## Goal
All of the data must be printed exactly; please include every line.
►
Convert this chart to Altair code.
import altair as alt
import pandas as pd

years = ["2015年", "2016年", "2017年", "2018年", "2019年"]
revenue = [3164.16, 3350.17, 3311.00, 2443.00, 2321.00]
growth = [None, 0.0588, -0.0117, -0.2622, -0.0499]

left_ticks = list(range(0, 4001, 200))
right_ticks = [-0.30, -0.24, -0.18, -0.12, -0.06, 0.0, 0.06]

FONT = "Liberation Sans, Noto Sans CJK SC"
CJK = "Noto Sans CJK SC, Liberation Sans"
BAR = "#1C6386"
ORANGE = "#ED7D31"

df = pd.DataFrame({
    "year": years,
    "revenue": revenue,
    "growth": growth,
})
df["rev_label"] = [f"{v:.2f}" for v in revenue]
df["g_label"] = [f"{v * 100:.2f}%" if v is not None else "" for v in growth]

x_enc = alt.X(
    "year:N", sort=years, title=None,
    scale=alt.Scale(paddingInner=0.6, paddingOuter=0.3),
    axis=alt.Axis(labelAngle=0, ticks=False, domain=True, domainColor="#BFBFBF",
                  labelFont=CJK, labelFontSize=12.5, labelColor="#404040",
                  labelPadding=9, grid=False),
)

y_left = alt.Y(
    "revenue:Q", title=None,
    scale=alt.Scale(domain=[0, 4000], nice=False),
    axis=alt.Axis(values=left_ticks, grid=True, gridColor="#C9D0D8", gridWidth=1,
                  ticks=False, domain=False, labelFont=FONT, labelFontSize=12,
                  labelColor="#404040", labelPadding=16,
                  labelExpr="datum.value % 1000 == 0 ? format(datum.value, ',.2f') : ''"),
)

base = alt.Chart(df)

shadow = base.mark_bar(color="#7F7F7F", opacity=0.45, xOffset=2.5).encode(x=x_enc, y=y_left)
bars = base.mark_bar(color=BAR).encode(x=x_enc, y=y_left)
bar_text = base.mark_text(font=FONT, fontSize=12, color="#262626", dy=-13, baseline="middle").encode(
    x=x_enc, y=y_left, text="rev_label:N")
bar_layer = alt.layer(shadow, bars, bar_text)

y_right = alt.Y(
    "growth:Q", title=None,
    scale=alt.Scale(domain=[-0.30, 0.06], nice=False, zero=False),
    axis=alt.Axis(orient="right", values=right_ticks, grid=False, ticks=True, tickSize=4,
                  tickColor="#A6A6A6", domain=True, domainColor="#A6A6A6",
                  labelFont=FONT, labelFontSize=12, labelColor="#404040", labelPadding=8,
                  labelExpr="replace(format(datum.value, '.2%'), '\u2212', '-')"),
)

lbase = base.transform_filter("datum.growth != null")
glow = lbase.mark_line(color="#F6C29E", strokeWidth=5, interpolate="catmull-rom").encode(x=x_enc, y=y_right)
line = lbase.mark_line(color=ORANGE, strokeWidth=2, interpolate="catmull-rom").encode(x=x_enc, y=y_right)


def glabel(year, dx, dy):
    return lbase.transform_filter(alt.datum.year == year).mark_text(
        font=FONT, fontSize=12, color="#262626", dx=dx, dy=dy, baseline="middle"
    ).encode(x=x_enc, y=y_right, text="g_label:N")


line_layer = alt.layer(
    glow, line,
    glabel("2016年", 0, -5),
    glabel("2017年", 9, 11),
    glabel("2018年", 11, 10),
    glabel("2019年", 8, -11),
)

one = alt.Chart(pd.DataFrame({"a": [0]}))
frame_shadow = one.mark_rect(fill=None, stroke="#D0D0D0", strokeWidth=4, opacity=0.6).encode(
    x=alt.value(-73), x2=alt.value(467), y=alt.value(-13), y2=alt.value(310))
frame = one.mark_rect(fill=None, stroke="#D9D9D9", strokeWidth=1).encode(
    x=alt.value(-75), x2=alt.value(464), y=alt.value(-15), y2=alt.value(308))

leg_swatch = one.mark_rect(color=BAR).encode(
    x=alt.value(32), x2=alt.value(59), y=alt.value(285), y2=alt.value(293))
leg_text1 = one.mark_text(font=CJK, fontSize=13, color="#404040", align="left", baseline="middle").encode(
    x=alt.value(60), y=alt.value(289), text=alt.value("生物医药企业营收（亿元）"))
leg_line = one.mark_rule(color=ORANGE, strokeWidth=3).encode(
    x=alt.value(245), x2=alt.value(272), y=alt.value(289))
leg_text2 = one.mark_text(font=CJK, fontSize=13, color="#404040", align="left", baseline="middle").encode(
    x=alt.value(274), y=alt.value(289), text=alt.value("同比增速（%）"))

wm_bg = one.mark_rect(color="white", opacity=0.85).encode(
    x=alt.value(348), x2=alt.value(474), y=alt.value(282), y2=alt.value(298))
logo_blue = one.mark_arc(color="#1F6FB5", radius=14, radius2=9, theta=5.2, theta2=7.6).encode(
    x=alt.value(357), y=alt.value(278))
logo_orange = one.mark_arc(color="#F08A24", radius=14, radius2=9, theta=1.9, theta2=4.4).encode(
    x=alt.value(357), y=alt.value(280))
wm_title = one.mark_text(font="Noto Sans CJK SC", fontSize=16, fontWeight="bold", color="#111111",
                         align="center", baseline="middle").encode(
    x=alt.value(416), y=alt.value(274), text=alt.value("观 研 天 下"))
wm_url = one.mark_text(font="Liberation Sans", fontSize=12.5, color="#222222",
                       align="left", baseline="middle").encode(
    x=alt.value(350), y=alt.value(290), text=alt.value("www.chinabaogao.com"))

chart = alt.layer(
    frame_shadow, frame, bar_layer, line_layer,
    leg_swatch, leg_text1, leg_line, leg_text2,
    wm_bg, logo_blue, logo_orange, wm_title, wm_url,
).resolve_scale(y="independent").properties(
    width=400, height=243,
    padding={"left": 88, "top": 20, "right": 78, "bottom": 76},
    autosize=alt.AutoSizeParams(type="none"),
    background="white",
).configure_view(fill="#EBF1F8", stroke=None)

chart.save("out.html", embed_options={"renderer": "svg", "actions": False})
◄
## Response
Convert this chart to Altair code.
import altair as alt
import pandas as pd

years = ["2015年", "2016年", "2017年", "2018年", "2019年"]
revenue = [3164.16, 3350.17, 3311.00, 2443.00, 2321.00]
growth = [None, 0.0588, -0.0117, -0.2622, -0.0499]

left_ticks = list(range(0, 4001, 200))
right_ticks = [-0.30, -0.24, -0.18, -0.12, -0.06, 0.0, 0.06]

FONT = "Liberation Sans, Noto Sans CJK SC"
CJK = "Noto Sans CJK SC, Liberation Sans"
BAR = "#1C6386"
ORANGE = "#ED7D31"

df = pd.DataFrame({
    "year": years,
    "revenue": revenue,
    "growth": growth,
})
df["rev_label"] = [f"{v:.2f}" for v in revenue]
df["g_label"] = [f"{v * 100:.2f}%" if v is not None else "" for v in growth]

x_enc = alt.X(
    "year:N", sort=years, title=None,
    scale=alt.Scale(paddingInner=0.6, paddingOuter=0.3),
    axis=alt.Axis(labelAngle=0, ticks=False, domain=True, domainColor="#BFBFBF",
                  labelFont=CJK, labelFontSize=12.5, labelColor="#404040",
                  labelPadding=9, grid=False),
)

y_left = alt.Y(
    "revenue:Q", title=None,
    scale=alt.Scale(domain=[0, 4000], nice=False),
    axis=alt.Axis(values=left_ticks, grid=True, gridColor="#C9D0D8", gridWidth=1,
                  ticks=False, domain=False, labelFont=FONT, labelFontSize=12,
                  labelColor="#404040", labelPadding=16,
                  labelExpr="datum.value % 1000 == 0 ? format(datum.value, ',.2f') : ''"),
)

base = alt.Chart(df)

shadow = base.mark_bar(color="#7F7F7F", opacity=0.45, xOffset=2.5).encode(x=x_enc, y=y_left)
bars = base.mark_bar(color=BAR).encode(x=x_enc, y=y_left)
bar_text = base.mark_text(font=FONT, fontSize=12, color="#262626", dy=-13, baseline="middle").encode(
    x=x_enc, y=y_left, text="rev_label:N")
bar_layer = alt.layer(shadow, bars, bar_text)

y_right = alt.Y(
    "growth:Q", title=None,
    scale=alt.Scale(domain=[-0.30, 0.06], nice=False, zero=False),
    axis=alt.Axis(orient="right", values=right_ticks, grid=False, ticks=True, tickSize=4,
                  tickColor="#A6A6A6", domain=True, domainColor="#A6A6A6",
                  labelFont=FONT, labelFontSize=12, labelColor="#404040", labelPadding=8,
                  labelExpr="replace(format(datum.value, '.2%'), '\u2212', '-')"),
)

lbase = base.transform_filter("datum.growth != null")
glow = lbase.mark_line(color="#F6C29E", strokeWidth=5, interpolate="catmull-rom").encode(x=x_enc, y=y_right)
line = lbase.mark_line(color=ORANGE, strokeWidth=2, interpolate="catmull-rom").encode(x=x_enc, y=y_right)


def glabel(year, dx, dy):
    return lbase.transform_filter(alt.datum.year == year).mark_text(
        font=FONT, fontSize=12, color="#262626", dx=dx, dy=dy, baseline="middle"
    ).encode(x=x_enc, y=y_right, text="g_label:N")


line_layer = alt.layer(
    glow, line,
    glabel("2016年", 0, -5),
    glabel("2017年", 9, 11),
    glabel("2018年", 11, 10),
    glabel("2019年", 8, -11),
)

one = alt.Chart(pd.DataFrame({"a": [0]}))
frame_shadow = one.mark_rect(fill=None, stroke="#D0D0D0", strokeWidth=4, opacity=0.6).encode(
    x=alt.value(-73), x2=alt.value(467), y=alt.value(-13), y2=alt.value(310))
frame = one.mark_rect(fill=None, stroke="#D9D9D9", strokeWidth=1).encode(
    x=alt.value(-75), x2=alt.value(464), y=alt.value(-15), y2=alt.value(308))

leg_swatch = one.mark_rect(color=BAR).encode(
    x=alt.value(32), x2=alt.value(59), y=alt.value(285), y2=alt.value(293))
leg_text1 = one.mark_text(font=CJK, fontSize=13, color="#404040", align="left", baseline="middle").encode(
    x=alt.value(60), y=alt.value(289), text=alt.value("生物医药企业营收（亿元）"))
leg_line = one.mark_rule(color=ORANGE, strokeWidth=3).encode(
    x=alt.value(245), x2=alt.value(272), y=alt.value(289))
leg_text2 = one.mark_text(font=CJK, fontSize=13, color="#404040", align="left", baseline="middle").encode(
    x=alt.value(274), y=alt.value(289), text=alt.value("同比增速（%）"))

wm_bg = one.mark_rect(color="white", opacity=0.85).encode(
    x=alt.value(348), x2=alt.value(474), y=alt.value(282), y2=alt.value(298))
logo_blue = one.mark_arc(color="#1F6FB5", radius=14, radius2=9, theta=5.2, theta2=7.6).encode(
    x=alt.value(357), y=alt.value(278))
logo_orange = one.mark_arc(color="#F08A24", radius=14, radius2=9, theta=1.9, theta2=4.4).encode(
    x=alt.value(357), y=alt.value(280))
wm_title = one.mark_text(font="Noto Sans CJK SC", fontSize=16, fontWeight="bold", color="#111111",
                         align="center", baseline="middle").encode(
    x=alt.value(416), y=alt.value(274), text=alt.value("观 研 天 下"))
wm_url = one.mark_text(font="Liberation Sans", fontSize=12.5, color="#222222",
                       align="left", baseline="middle").encode(
    x=alt.value(350), y=alt.value(290), text=alt.value("www.chinabaogao.com"))

chart = alt.layer(
    frame_shadow, frame, bar_layer, line_layer,
    leg_swatch, leg_text1, leg_line, leg_text2,
    wm_bg, logo_blue, logo_orange, wm_title, wm_url,
).resolve_scale(y="independent").properties(
    width=400, height=243,
    padding={"left": 88, "top": 20, "right": 78, "bottom": 76},
    autosize=alt.AutoSizeParams(type="none"),
    background="white",
).configure_view(fill="#EBF1F8", stroke=None)

chart.save("out.html", embed_options={"renderer": "svg", "actions": False})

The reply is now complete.